Your objective:
Skip every image and restate the data word for word.
########################################
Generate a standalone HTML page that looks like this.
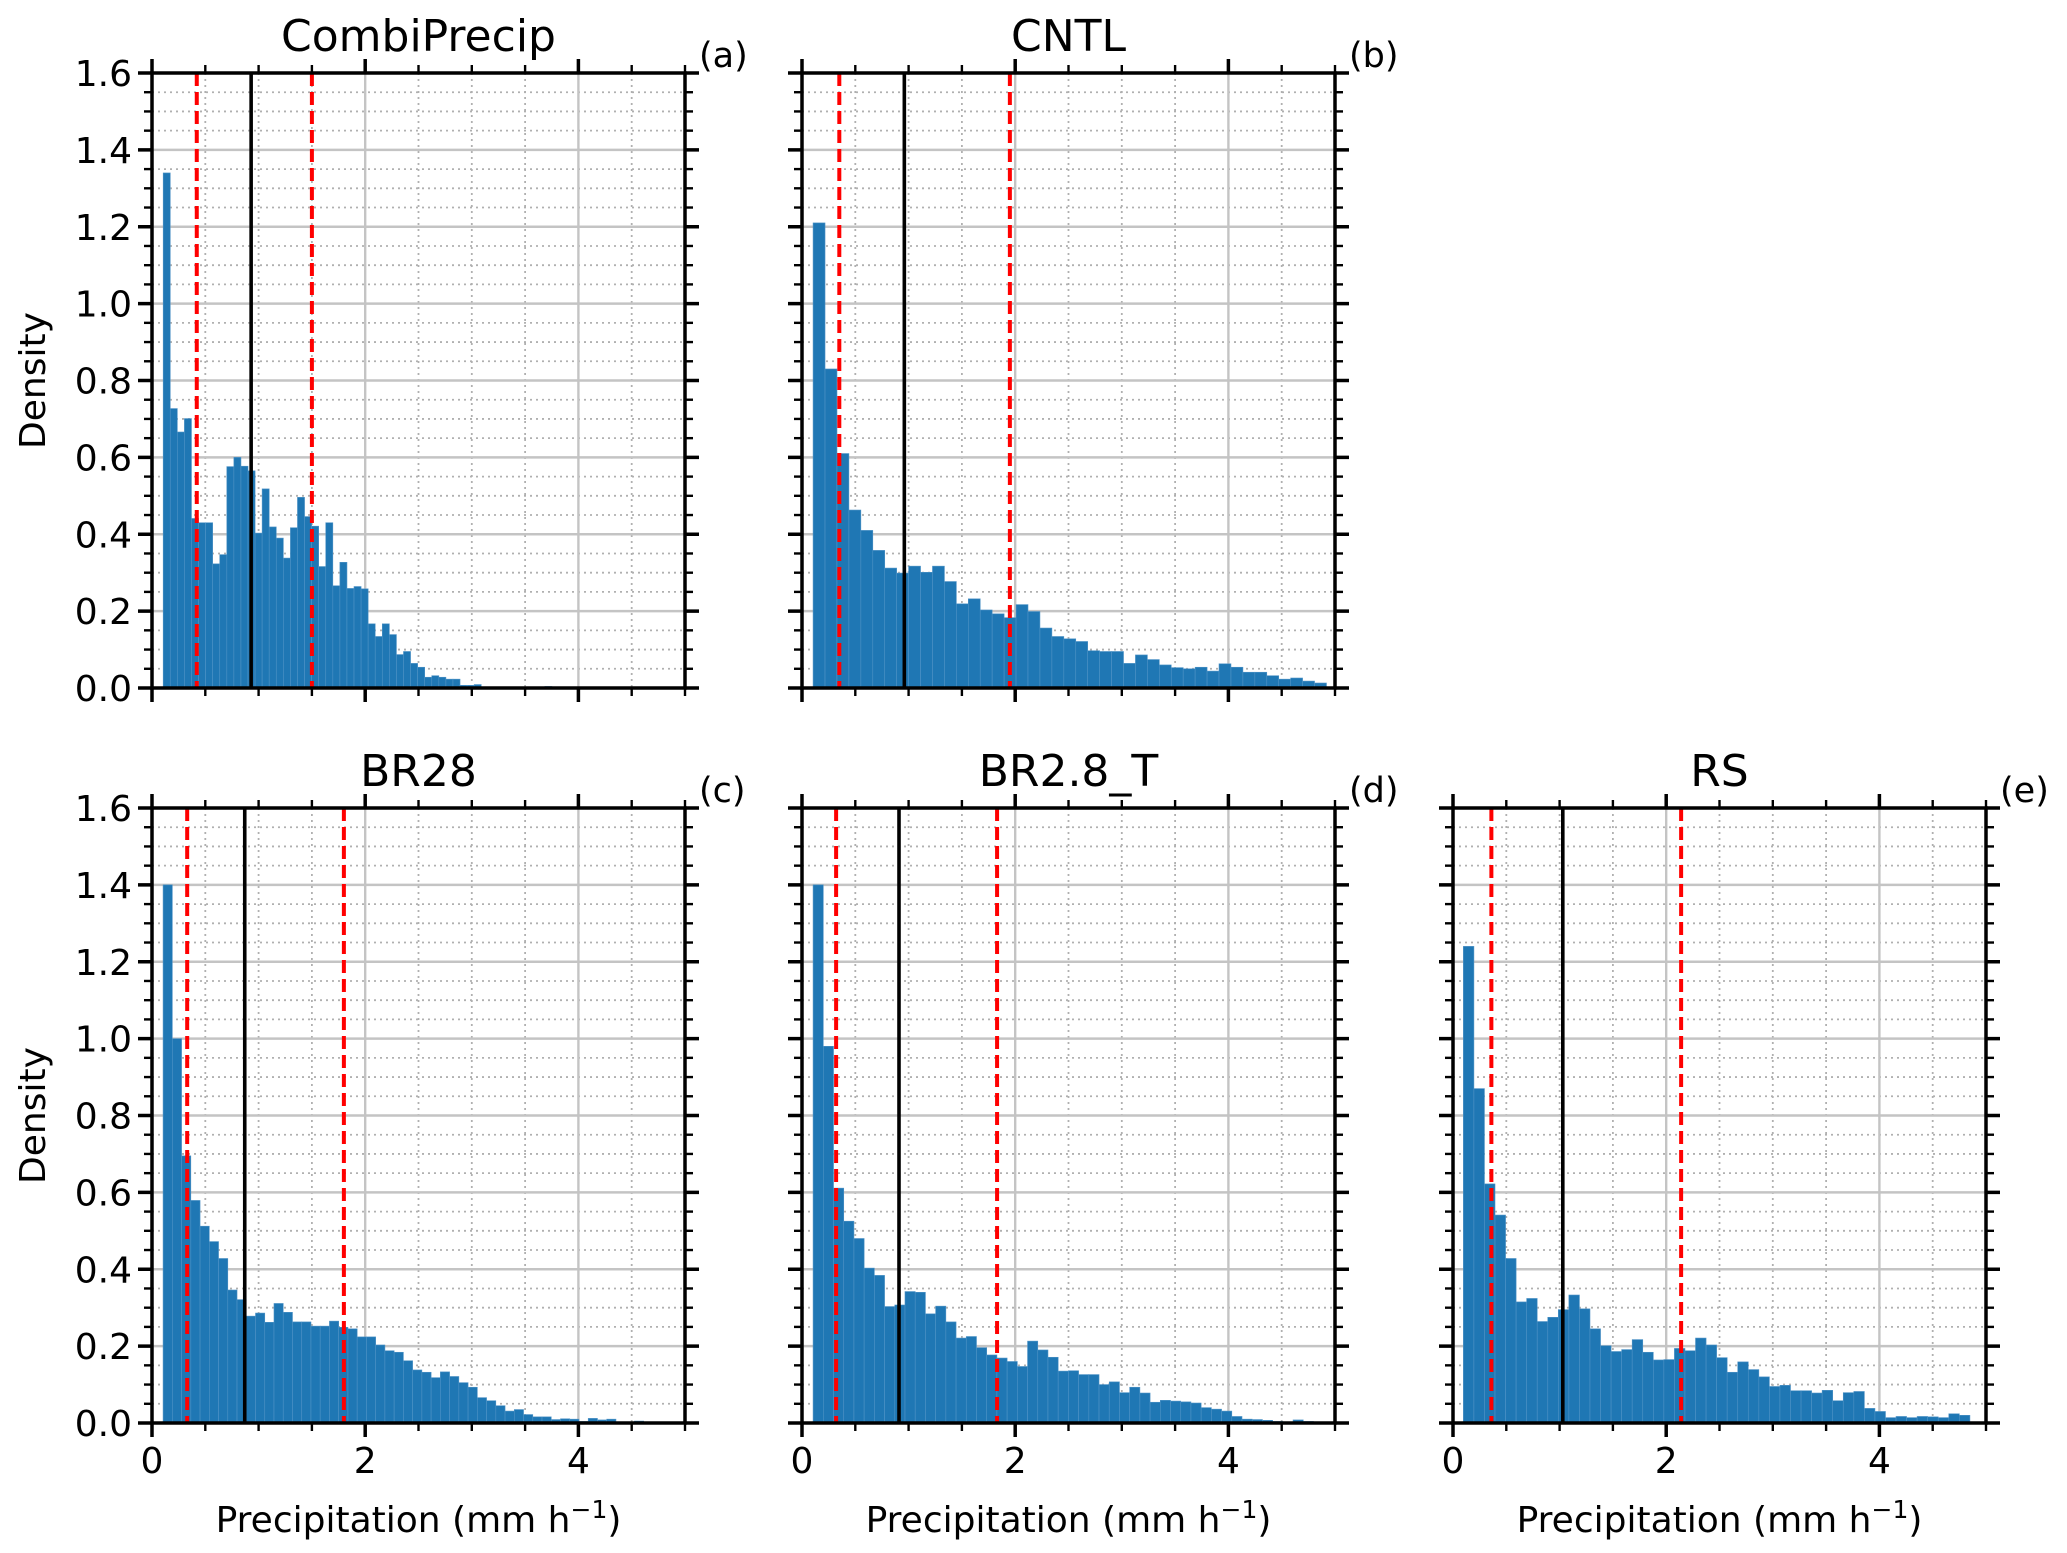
<!DOCTYPE html>
<html><head><meta charset="utf-8"><style>
html,body{margin:0;padding:0;background:#fff;}
svg{display:block;}
text{font-family:"DejaVu Sans","Liberation Sans",sans-serif;fill:#000;}
</style></head><body>
<svg id="fig" width="2067" height="1553" viewBox="0 0 2067 1553" xmlns="http://www.w3.org/2000/svg"></svg>
<script>
// ---- data ----
const panelTitles = ["CombiPrecip","CNTL","BR28","BR2.8_T","RS"];
const panelLetters = ["(a)","(b)","(c)","(d)","(e)"];
const binStart = [0.105, 0.104, 0.104, 0.104, 0.097];
const binWidth = [0.0663, 0.112, 0.0867, 0.0958, 0.099];
const densA = [1.34,0.727,0.666,0.701,0.441,0.430,0.430,0.323,0.347,0.576,0.600,0.577,0.565,0.403,0.518,0.419,0.390,0.338,0.417,0.496,0.446,0.421,0.316,0.430,0.266,0.327,0.259,0.264,0.258,0.167,0.134,0.167,0.139,0.087,0.095,0.064,0.054,0.028,0.032,0.028,0.023,0.023,0.007,0.007,0.009,0.002,0.001,0.001,0.001,0.001,0.001,0.001,0.001,0.001,0.004];
const densB = [1.21,0.83,0.610,0.463,0.410,0.358,0.312,0.299,0.317,0.301,0.317,0.277,0.219,0.232,0.203,0.193,0.183,0.217,0.199,0.156,0.134,0.128,0.121,0.097,0.095,0.095,0.064,0.086,0.074,0.060,0.053,0.050,0.054,0.044,0.063,0.054,0.041,0.041,0.032,0.023,0.026,0.018,0.013];
const densC = [1.40,1.00,0.695,0.579,0.512,0.472,0.428,0.346,0.321,0.278,0.286,0.262,0.311,0.288,0.263,0.263,0.252,0.252,0.265,0.249,0.245,0.224,0.224,0.203,0.188,0.184,0.162,0.138,0.132,0.118,0.133,0.121,0.105,0.093,0.066,0.058,0.045,0.031,0.035,0.022,0.016,0.016,0.009,0.011,0.010,0.004,0.012,0.008,0.010,0.002,0.002,0.005,0.002];
const densD = [1.40,0.98,0.611,0.525,0.480,0.403,0.384,0.303,0.307,0.342,0.340,0.284,0.304,0.263,0.221,0.225,0.196,0.177,0.169,0.160,0.147,0.213,0.190,0.171,0.135,0.136,0.126,0.126,0.100,0.107,0.079,0.093,0.078,0.054,0.059,0.057,0.055,0.052,0.040,0.036,0.031,0.017,0.010,0.009,0.007,0.004,0.002,0.008,0.004,0.001,0.001];
const densE = [1.24,0.87,0.622,0.541,0.428,0.315,0.324,0.264,0.275,0.295,0.333,0.297,0.245,0.201,0.186,0.191,0.217,0.184,0.164,0.165,0.194,0.188,0.221,0.203,0.170,0.132,0.159,0.139,0.120,0.095,0.098,0.084,0.084,0.078,0.085,0.058,0.079,0.082,0.038,0.030,0.014,0.017,0.014,0.017,0.016,0.014,0.024,0.020,0.002];
const redLow = [0.42, 0.35, 0.33, 0.32, 0.36];
const blackMid = [0.93, 0.96, 0.87, 0.91, 1.03];
const redHigh = [1.50, 1.95, 1.80, 1.83, 2.14];
const yTicks = ["0.0","0.2","0.4","0.6","0.8","1.0","1.2","1.4","1.6"];
const xTicks = ["0","2","4"];
// ---- layout ----
const dens = [densA, densB, densC, densD, densE];
const lefts = [152, 802, 152, 802, 1453];
const tops = [73, 73, 808, 808, 808];
const PW = 533, PH = 615, XMAX = 5, YMAX = 1.6;
const NS = "http://www.w3.org/2000/svg";
const svg = document.getElementById("fig");
function mk(tag, attrs, parent){const e=document.createElementNS(NS,tag);for(const k in attrs)e.setAttribute(k,attrs[k]);(parent||svg).appendChild(e);return e;}

for(let p=0;p<5;p++){
  const L=lefts[p], T=tops[p], B=T+PH;
  const xs=v=>L+v/XMAX*PW, ys=v=>B-v/YMAX*PH;
  const g=mk("g",{});
  
  
  for(let i=1;i<32;i++){ if(i%4===0) continue; const y=ys(i*0.05);
    const l=mk("line",{x1:L,x2:L+PW,y1:y,y2:y,stroke:"#b0b0b0","stroke-width":1.8,"stroke-dasharray":"2,4"},g);
      }
  for(let i=1;i<10;i++){ if(i%4===0) continue; const x=xs(i*0.5);
    const l=mk("line",{x1:x,x2:x,y1:T,y2:B,stroke:"#b0b0b0","stroke-width":1.8,"stroke-dasharray":"2,4"},g);
      }
  for(let i=1;i<8;i++){ const y=ys(i*0.2);
    const l=mk("line",{x1:L,x2:L+PW,y1:y,y2:y,stroke:"#c4c4c4","stroke-width":2.4},g);
      }
  [2,4].forEach(v=>{ const x=xs(v);
    const l=mk("line",{x1:x,x2:x,y1:T,y2:B,stroke:"#c4c4c4","stroke-width":2.4},g);
      });
  dens[p].forEach((d,i)=>{
    const x0=xs(binStart[p]+i*binWidth[p]), x1=xs(binStart[p]+(i+1)*binWidth[p]);
    const r=mk("rect",{x:x0,y:ys(d),width:Math.max(0.5,x1-x0),height:B-ys(d),fill:"#1f77b4",stroke:"#4f93c6","stroke-width":0.6},g);
     
  });
  [redLow[p],redHigh[p]].forEach(v=>{
    const l=mk("line",{x1:xs(v),x2:xs(v),y1:T,y2:B,stroke:"#ff0000","stroke-width":4,"stroke-dasharray":"13,6"},g);
     
  });
  const bl=mk("line",{x1:xs(blackMid[p]),x2:xs(blackMid[p]),y1:T,y2:B,stroke:"#000","stroke-width":3.6},g);
   
  const fr=mk("rect",{x:L,y:T,width:PW,height:PH,fill:"none",stroke:"#000","stroke-width":3.5},g);
   
  for(let i=0;i<=32;i++){ const y=ys(i*0.05), major=i%4===0, len=major?14:8, w=major?3.5:2.4;
    const t1=mk("line",{x1:L-len,x2:L,y1:y,y2:y,stroke:"#000","stroke-width":w},g);
     
    const t2=mk("line",{x1:L+PW,x2:L+PW+len,y1:y,y2:y,stroke:"#000","stroke-width":w},g);
      }
  for(let i=0;i<=10;i++){ const x=xs(i*0.5), major=i%4===0, len=major?14:8, w=major?3.5:2.4;
    const t1=mk("line",{x1:x,x2:x,y1:B,y2:B+len,stroke:"#000","stroke-width":w},g);
     
    const t2=mk("line",{x1:x,x2:x,y1:T-len,y2:T,stroke:"#000","stroke-width":w},g);
      }
  const tt=mk("text",{x:L+PW/2,y:T-22,"font-size":44,"text-anchor":"middle"},g); tt.textContent=panelTitles[p];
   
  const lt=mk("text",{x:L+PW+14,y:T-6,"font-size":35},g); lt.textContent=panelLetters[p];
   
  if(p===0||p===2){
    yTicks.forEach((s,i)=>{ const t=mk("text",{x:L-20,y:ys(i*0.2)+13,"font-size":36,"text-anchor":"end"},g); t.textContent=s;
        });
    const yl=mk("text",{x:0,y:0,"font-size":36,"text-anchor":"middle",transform:`translate(${L-107},${T+PH/2}) rotate(-90)`},g); yl.textContent="Density";
     
  }
  if(p>=2){
    xTicks.forEach(s=>{ const t=mk("text",{x:xs(+s),y:B+50,"font-size":36,"text-anchor":"middle"},g); t.textContent=s;
        });
    const xl=mk("text",{x:L+PW/2,y:B+109,"font-size":36,"text-anchor":"middle"},g);
    xl.innerHTML='Precipitation (mm h<tspan dy="-14" font-size="25">−1</tspan><tspan dy="14">)</tspan>';
     
  }
}
</script>
</body></html>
########################################
The response:
Generate a standalone HTML page that looks like this.
<!DOCTYPE html>
<html><head><meta charset="utf-8"><style>
html,body{margin:0;padding:0;background:#fff;}
svg{display:block;}
text{font-family:"DejaVu Sans","Liberation Sans",sans-serif;fill:#000;}
</style></head><body>
<svg id="fig" width="2067" height="1553" viewBox="0 0 2067 1553" xmlns="http://www.w3.org/2000/svg"></svg>
<script>
// ---- data ----
const panelTitles = ["CombiPrecip","CNTL","BR28","BR2.8_T","RS"];
const panelLetters = ["(a)","(b)","(c)","(d)","(e)"];
const binStart = [0.105, 0.104, 0.104, 0.104, 0.097];
const binWidth = [0.0663, 0.112, 0.0867, 0.0958, 0.099];
const densA = [1.34,0.727,0.666,0.701,0.441,0.430,0.430,0.323,0.347,0.576,0.600,0.577,0.565,0.403,0.518,0.419,0.390,0.338,0.417,0.496,0.446,0.421,0.316,0.430,0.266,0.327,0.259,0.264,0.258,0.167,0.134,0.167,0.139,0.087,0.095,0.064,0.054,0.028,0.032,0.028,0.023,0.023,0.007,0.007,0.009,0.002,0.001,0.001,0.001,0.001,0.001,0.001,0.001,0.001,0.004];
const densB = [1.21,0.83,0.610,0.463,0.410,0.358,0.312,0.299,0.317,0.301,0.317,0.277,0.219,0.232,0.203,0.193,0.183,0.217,0.199,0.156,0.134,0.128,0.121,0.097,0.095,0.095,0.064,0.086,0.074,0.060,0.053,0.050,0.054,0.044,0.063,0.054,0.041,0.041,0.032,0.023,0.026,0.018,0.013];
const densC = [1.40,1.00,0.695,0.579,0.512,0.472,0.428,0.346,0.321,0.278,0.286,0.262,0.311,0.288,0.263,0.263,0.252,0.252,0.265,0.249,0.245,0.224,0.224,0.203,0.188,0.184,0.162,0.138,0.132,0.118,0.133,0.121,0.105,0.093,0.066,0.058,0.045,0.031,0.035,0.022,0.016,0.016,0.009,0.011,0.010,0.004,0.012,0.008,0.010,0.002,0.002,0.005,0.002];
const densD = [1.40,0.98,0.611,0.525,0.480,0.403,0.384,0.303,0.307,0.342,0.340,0.284,0.304,0.263,0.221,0.225,0.196,0.177,0.169,0.160,0.147,0.213,0.190,0.171,0.135,0.136,0.126,0.126,0.100,0.107,0.079,0.093,0.078,0.054,0.059,0.057,0.055,0.052,0.040,0.036,0.031,0.017,0.010,0.009,0.007,0.004,0.002,0.008,0.004,0.001,0.001];
const densE = [1.24,0.87,0.622,0.541,0.428,0.315,0.324,0.264,0.275,0.295,0.333,0.297,0.245,0.201,0.186,0.191,0.217,0.184,0.164,0.165,0.194,0.188,0.221,0.203,0.170,0.132,0.159,0.139,0.120,0.095,0.098,0.084,0.084,0.078,0.085,0.058,0.079,0.082,0.038,0.030,0.014,0.017,0.014,0.017,0.016,0.014,0.024,0.020,0.002];
const redLow = [0.42, 0.35, 0.33, 0.32, 0.36];
const blackMid = [0.93, 0.96, 0.87, 0.91, 1.03];
const redHigh = [1.50, 1.95, 1.80, 1.83, 2.14];
const yTicks = ["0.0","0.2","0.4","0.6","0.8","1.0","1.2","1.4","1.6"];
const xTicks = ["0","2","4"];
// ---- layout ----
const dens = [densA, densB, densC, densD, densE];
const lefts = [152, 802, 152, 802, 1453];
const tops = [73, 73, 808, 808, 808];
const PW = 533, PH = 615, XMAX = 5, YMAX = 1.6;
const NS = "http://www.w3.org/2000/svg";
const svg = document.getElementById("fig");
function mk(tag, attrs, parent){const e=document.createElementNS(NS,tag);for(const k in attrs)e.setAttribute(k,attrs[k]);(parent||svg).appendChild(e);return e;}

for(let p=0;p<5;p++){
  const L=lefts[p], T=tops[p], B=T+PH;
  const xs=v=>L+v/XMAX*PW, ys=v=>B-v/YMAX*PH;
  const g=mk("g",{});
  
  
  for(let i=1;i<32;i++){ if(i%4===0) continue; const y=ys(i*0.05);
    const l=mk("line",{x1:L,x2:L+PW,y1:y,y2:y,stroke:"#b0b0b0","stroke-width":1.8,"stroke-dasharray":"2,4"},g);
      }
  for(let i=1;i<10;i++){ if(i%4===0) continue; const x=xs(i*0.5);
    const l=mk("line",{x1:x,x2:x,y1:T,y2:B,stroke:"#b0b0b0","stroke-width":1.8,"stroke-dasharray":"2,4"},g);
      }
  for(let i=1;i<8;i++){ const y=ys(i*0.2);
    const l=mk("line",{x1:L,x2:L+PW,y1:y,y2:y,stroke:"#c4c4c4","stroke-width":2.4},g);
      }
  [2,4].forEach(v=>{ const x=xs(v);
    const l=mk("line",{x1:x,x2:x,y1:T,y2:B,stroke:"#c4c4c4","stroke-width":2.4},g);
      });
  dens[p].forEach((d,i)=>{
    const x0=xs(binStart[p]+i*binWidth[p]), x1=xs(binStart[p]+(i+1)*binWidth[p]);
    const r=mk("rect",{x:x0,y:ys(d),width:Math.max(0.5,x1-x0),height:B-ys(d),fill:"#1f77b4",stroke:"#4f93c6","stroke-width":0.6},g);
     
  });
  [redLow[p],redHigh[p]].forEach(v=>{
    const l=mk("line",{x1:xs(v),x2:xs(v),y1:T,y2:B,stroke:"#ff0000","stroke-width":4,"stroke-dasharray":"13,6"},g);
     
  });
  const bl=mk("line",{x1:xs(blackMid[p]),x2:xs(blackMid[p]),y1:T,y2:B,stroke:"#000","stroke-width":3.6},g);
   
  const fr=mk("rect",{x:L,y:T,width:PW,height:PH,fill:"none",stroke:"#000","stroke-width":3.5},g);
   
  for(let i=0;i<=32;i++){ const y=ys(i*0.05), major=i%4===0, len=major?14:8, w=major?3.5:2.4;
    const t1=mk("line",{x1:L-len,x2:L,y1:y,y2:y,stroke:"#000","stroke-width":w},g);
     
    const t2=mk("line",{x1:L+PW,x2:L+PW+len,y1:y,y2:y,stroke:"#000","stroke-width":w},g);
      }
  for(let i=0;i<=10;i++){ const x=xs(i*0.5), major=i%4===0, len=major?14:8, w=major?3.5:2.4;
    const t1=mk("line",{x1:x,x2:x,y1:B,y2:B+len,stroke:"#000","stroke-width":w},g);
     
    const t2=mk("line",{x1:x,x2:x,y1:T-len,y2:T,stroke:"#000","stroke-width":w},g);
      }
  const tt=mk("text",{x:L+PW/2,y:T-22,"font-size":44,"text-anchor":"middle"},g); tt.textContent=panelTitles[p];
   
  const lt=mk("text",{x:L+PW+14,y:T-6,"font-size":35},g); lt.textContent=panelLetters[p];
   
  if(p===0||p===2){
    yTicks.forEach((s,i)=>{ const t=mk("text",{x:L-20,y:ys(i*0.2)+13,"font-size":36,"text-anchor":"end"},g); t.textContent=s;
        });
    const yl=mk("text",{x:0,y:0,"font-size":36,"text-anchor":"middle",transform:`translate(${L-107},${T+PH/2}) rotate(-90)`},g); yl.textContent="Density";
     
  }
  if(p>=2){
    xTicks.forEach(s=>{ const t=mk("text",{x:xs(+s),y:B+50,"font-size":36,"text-anchor":"middle"},g); t.textContent=s;
        });
    const xl=mk("text",{x:L+PW/2,y:B+109,"font-size":36,"text-anchor":"middle"},g);
    xl.innerHTML='Precipitation (mm h<tspan dy="-14" font-size="25">−1</tspan><tspan dy="14">)</tspan>';
     
  }
}
</script>
</body></html>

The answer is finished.